Dia perlu menyesuaikan diri mulai dari urusan makan, tempat tinggal dan kebiasaan lainnya.
“Pertama datang di Sudan, saat itu bulan puasa. Panas 50 derajat Celcius. Saking panasnya AC terasa kurang dingin,” kenang Villa, panggilan akrab Revilla Oulina, dalam wawancara dengan Tribun Network, di Jakarta, Jumat (23/10).
Pada saat berbuka puasa Villa disuguhi nasi dalam piring besar plus daging ayam.
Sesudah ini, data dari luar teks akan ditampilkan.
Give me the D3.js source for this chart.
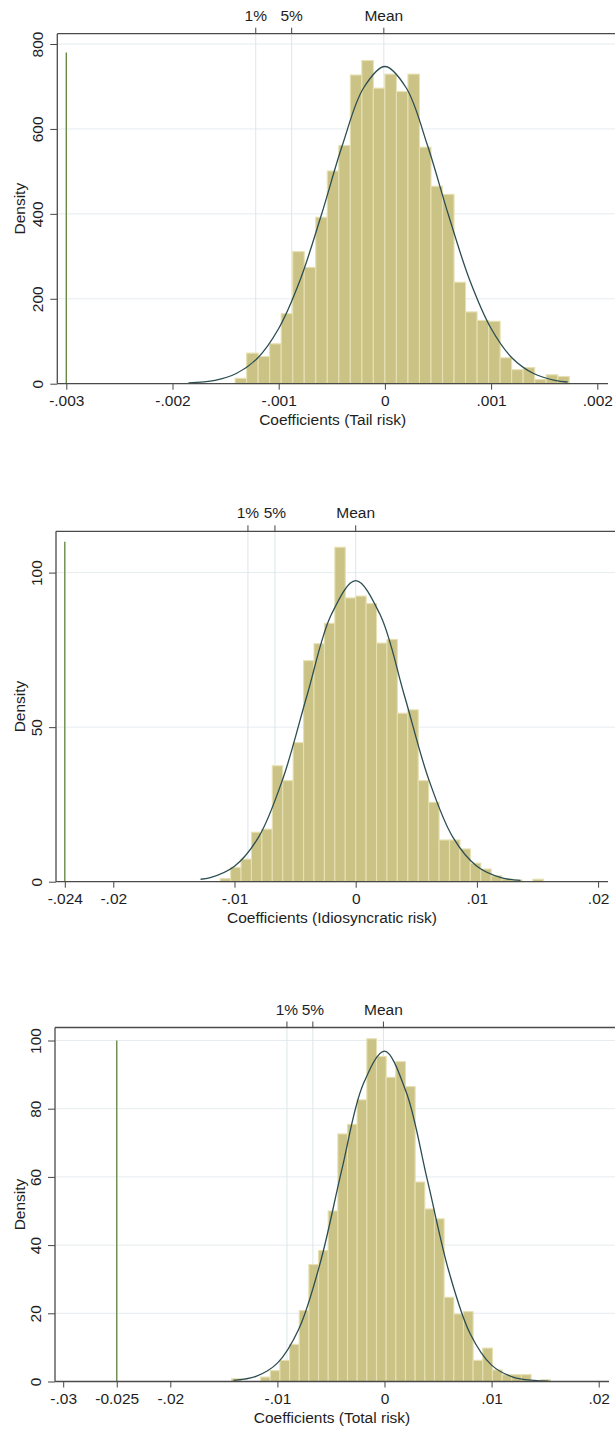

“Ketika saya makan, rasanya hambar, tidak berasa. Mungkin beda selera. Akibatnya saya berhenti makan. Namun di hari-hari kemudian, mau tidak mau saya harus menyesuaikan selera makan,” katanya.
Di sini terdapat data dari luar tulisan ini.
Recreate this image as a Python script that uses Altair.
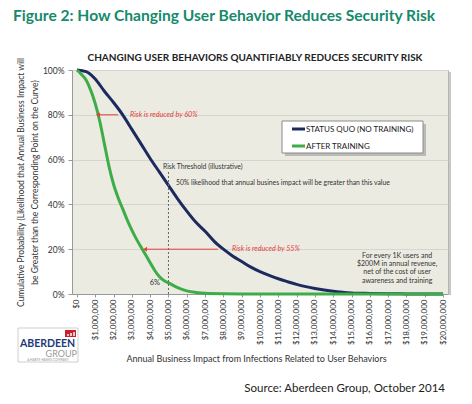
import altair as alt
import pandas as pd

# business impact in $ millions, cumulative probability in %
quo_m = [0, 0.5, 1, 1.5, 2, 2.5, 3, 3.5, 4, 4.5, 5, 5.5, 6, 6.5, 7, 7.5, 8, 8.5, 9, 9.5,
         10, 10.5, 11, 11.5, 12, 12.5, 13, 13.5, 14, 14.5, 15, 16, 17, 18, 19, 20]
quo_pct = [100, 99.3, 96, 90.5, 85.5, 80, 73.5, 67, 60.5, 54.5, 48.5, 42.5, 37, 32, 28, 23.5, 20, 17, 14.5, 12,
           10, 8.3, 6.8, 5.5, 4.3, 3.3, 2.5, 1.8, 1.2, 0.8, 0.5, 0.25, 0.1, 0.05, 0, 0]

train_m = [0, 0.25, 0.5, 0.75, 1, 1.25, 1.5, 1.75, 2, 2.25, 2.5, 2.75, 3, 3.25, 3.5, 3.75, 4, 4.25,
           4.5, 4.75, 5, 5.5, 6, 6.5, 7, 8, 9, 10, 12, 14, 16, 18, 20]
train_pct = [100, 98, 95.5, 91, 85, 77, 67, 57, 49, 43, 38, 33, 28.5, 24.5, 21, 17.5, 14, 10.5,
             7.8, 6, 5, 2.8, 1.4, 0.7, 0.3, 0.1, 0.05, 0, 0, 0, 0, 0, 0]

series = ['STATUS QUO (NO TRAINING)', 'AFTER TRAINING']
colors = ['#1c2a5e', '#3dad47']
tick_values = [i * 1_000_000 for i in range(21)]

# annotations (x in $ millions, y in %)
arrow_from = [2.25, 7.7]
arrow_to = [1.15, 3.72]
arrow_y = [80, 20]
arrow_text = ['Risk is reduced by 60%', 'Risk is reduced by 55%']
arrow_text_x = [2.9, 8.47]

threshold_text = ['Risk Threshold (illustrative)',
                  '50% likelihood that annual busines impact will be greater than this value']
threshold_text_x = [4.7, 5.41]
threshold_text_y = [56.7, 49.5]

note_lines = ['For every 1K users and', '$200M in annual revenue,',
              'net of the cost of user', 'awareness and training']
note_y = [17.0, 13.4, 9.8, 6.0]

FONT = 'Lato'
RED = '#e2413b'

curves = pd.concat([
    pd.DataFrame({'x': [m * 1e6 for m in quo_m], 'y': [p / 100 for p in quo_pct], 'series': series[0]}),
    pd.DataFrame({'x': [m * 1e6 for m in train_m], 'y': [p / 100 for p in train_pct], 'series': series[1]}),
])

x_scale = alt.Scale(domain=[-270000, 20270000], nice=False, zero=False)
y_scale = alt.Scale(domain=[0, 1], nice=False)

x_axis = alt.Axis(values=tick_values, format='$,.0f', labelAngle=270, labelFontSize=8,
                  labelFont=FONT, labelColor='#333333', labelPadding=2, tickSize=3,
                  tickColor='#999999', domainColor='#999999', grid=False,
                  titleFont=FONT, titleFontSize=9, titleFontWeight='normal',
                  titleColor='#333333', titleX=184, titleY=67, titleAlign='center',
                  titleBaseline='alphabetic')
y_axis = alt.Axis(values=[0, 0.2, 0.4, 0.6, 0.8, 1.0], format='.0%', labelFontSize=8.5,
                  labelFont=FONT, labelColor='#333333', labelPadding=4, tickSize=4,
                  tickColor='#999999', domainColor='#999999', gridColor='#d5d5d0',
                  titleFont=FONT, titleFontSize=8.5, titleFontWeight='normal',
                  titleColor='#333333', titleLineHeight=14, titleX=-56, titleY=112,
                  titleAngle=270, titleAlign='center', titleBaseline='top')
x_title = 'Annual Business Impact from Infections Related to User Behaviors'
y_title = ['Cumulative Probability (Likelihood that Annual Business Impact will',
           'be Greater than the Corresponding Point on the Curve)']


def X(field='x'):
    return alt.X(field, type='quantitative', scale=x_scale, axis=x_axis, title=x_title)


def Y(field='y'):
    return alt.Y(field, type='quantitative', scale=y_scale, axis=y_axis, title=y_title)


def pixel_text(text, x, y, size, align='left', color='#222222', weight='normal', font=FONT):
    return alt.Chart(pd.DataFrame({'t': [text]})).mark_text(
        align=align, baseline='alphabetic', fontSize=size, color=color,
        fontWeight=weight, font=font
    ).encode(x=alt.value(x), y=alt.value(y), text='t:N')


def pixel_rect(x, x2, y, y2, fill, stroke=None, opacity=1):
    kw = dict(fill=fill, opacity=opacity)
    if stroke:
        kw.update(stroke=stroke, strokeWidth=1)
    return alt.Chart(pd.DataFrame({'a': [0]})).mark_rect(**kw).encode(
        x=alt.value(x), x2=alt.value(x2), y=alt.value(y), y2=alt.value(y2))


def pixel_rule(x, x2, y, y2, color, width):
    return alt.Chart(pd.DataFrame({'a': [0]})).mark_rule(color=color, strokeWidth=width).encode(
        x=alt.value(x), x2=alt.value(x2), y=alt.value(y), y2=alt.value(y2))


lines = alt.Chart(curves).mark_line(strokeWidth=3, interpolate='monotone').encode(
    x=X(), y=Y(),
    color=alt.Color('series:N', scale=alt.Scale(domain=series, range=colors), legend=None),
)

arrows = pd.DataFrame({'x': [v * 1e6 for v in arrow_from], 'x2': [v * 1e6 for v in arrow_to],
                       'y': [v / 100 for v in arrow_y], 'tx': [v * 1e6 for v in arrow_text_x],
                       'text': arrow_text})
arrow_rules = alt.Chart(arrows).mark_rule(color=RED, strokeWidth=1).encode(
    x=X(), x2='x2', y=Y())
arrow_heads = alt.Chart(arrows).mark_point(shape='triangle-left', filled=True, color=RED,
                                           size=22, opacity=1).encode(x=X('x2'), y=Y())
arrow_labels = alt.Chart(arrows).mark_text(align='left', baseline='middle', fontSize=7.2,
                                           fontStyle='italic', color=RED, font=FONT).encode(
    x=X('tx'), y=Y(), text='text:N')

threshold = alt.Chart(pd.DataFrame({'x': [5e6], 'y': [0.0], 'y2': [0.545]})).mark_rule(
    color='#666666', strokeWidth=1, strokeDash=[2, 2]).encode(x=X(), y=Y(), y2='y2')

threshold_labels = alt.Chart(pd.DataFrame({
    'x': [v * 1e6 for v in threshold_text_x], 'y': [v / 100 for v in threshold_text_y],
    'text': threshold_text})).mark_text(
    align='left', baseline='middle', fontSize=6.8, color='#333333', font=FONT).encode(
    x=X(), y=Y(), text='text:N')

six_pct = alt.Chart(pd.DataFrame({'x': [4.26e6], 'y': [0.049], 'text': ['6%']})).mark_text(
    align='center', baseline='middle', fontSize=7.5, color='#333333', font=FONT).encode(
    x=X(), y=Y(), text='text:N')

note = alt.Chart(pd.DataFrame({'x': [17.49e6] * 4, 'y': [v / 100 for v in note_y], 'text': note_lines})).mark_text(
    align='center', baseline='middle', fontSize=7, color='#333333', font=FONT).encode(
    x=X(), y=Y(), text='text:N')

# plot-area shadow on the right edge
plot_shadow = pixel_rule(378, 378, 2, 225, '#c9c9c4', 2)

# legend box
legend_shadow = pixel_rect(213, 354, 54, 86, '#9a9a9a', opacity=0.6)
legend_box = pixel_rect(210, 351, 51, 83, 'white', stroke='#8a8a8a')
legend_quo = pixel_rule(220, 233, 59, 59, colors[0], 3)
legend_train = pixel_rule(220, 233, 76, 76, colors[1], 3)
legend_quo_text = pixel_text(series[0], 234, 62, 8)
legend_train_text = pixel_text(series[1], 234, 79, 8)

# titles and logo
title = pixel_text('Figure 2: How Changing User Behavior Reduces Security Risk', -59, -49.5, 15.6,
                   color='#168a6c', weight='bold')
subtitle = pixel_text('CHANGING USER BEHAVIORS QUANTIFIABLY REDUCES SECURITY RISK', 183, -9, 10,
                      align='center', weight='bold')
source = pixel_text('Source: Aberdeen Group, October 2014', 373, 322, 11.5, align='right')

logo_box = pixel_rect(-54, 6, 258, 292, 'white', stroke='#cfcfcf')
logo_icon = pixel_rect(-7, 4, 260, 267, '#c8202f')
logo_bar1 = pixel_rule(-4, -4, 264, 266, 'white', 1.5)
logo_bar2 = pixel_rule(-1, -1, 263, 266, 'white', 1.5)
logo_bar3 = pixel_rule(2, 2, 262, 266, 'white', 1.5)
logo_name = pixel_text('ABERDEEN', -52, 277, 10.5, color='#1d3b78', weight='bold')
logo_group = pixel_text('GROUP', 5, 286.5, 9, align='right', color='#9a9a9a')
logo_tag = pixel_text('A HARTE HANKS COMPANY', -24, 291, 3.2, align='center', color='#9a9a9a')

chart = alt.layer(
    lines, threshold, arrow_rules, arrow_heads, arrow_labels, threshold_labels, six_pct, note,
    plot_shadow, legend_shadow, legend_box, legend_quo, legend_train, legend_quo_text, legend_train_text,
    title, subtitle, source, logo_box, logo_icon, logo_bar1, logo_bar2, logo_bar3,
    logo_name, logo_group, logo_tag
).properties(
    width=376, height=224,
    autosize=alt.AutoSizeParams(type='none'),
    padding={'left': 64, 'top': 62, 'right': 16, 'bottom': 102},
    background='white',
).configure_view(
    fill='#ecebe2', stroke='#b5b5b5', strokeWidth=1
)

chart.save("out.html", embed_options={"renderer": "svg", "actions": False})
Baca juga: Kisah Letkol Revilla Oulina, TNI Perempuan Pertama yang Mendapat Tugas Sebagai Chief di Sudan
Baca juga: Kisah Srikandi Indonesia Didapuk Jadi Komandan Pasukan PBB, Letkol Revilla Ungkap Suka Duka di Sudan
Baca juga: Jadi Pasukan Perdamaian PBB,Prajurit TNI AD Serma Rama Wahyudi Gugur Akibat Serangan Milisi di Kongo
Ada pengalaman menarik ketika Villa mengalami sakit ringan.
Meski telah berobat ke dokter namun sakit ringan sejenis masuk angin itu tidak kunjung sembuh.
Villa kemudian teringat kebiasaan kerokan ketika masuk angin. Namun, ia bingung, siapa yang bisa dimintai tolong untuk ngerokin.
“Kemudian saya kontak seorang perempuan asal Gambia berpangkat mayor. Awalnya dia menyarankan saya berobat ke rumah sakit. Padahal dia saya minta datang untuk ngerokin,” ujarnya.
Tentu saja perempuan Gambia itu bingung, bagaimana cara mengerok. Villa mengajari cara kerokan.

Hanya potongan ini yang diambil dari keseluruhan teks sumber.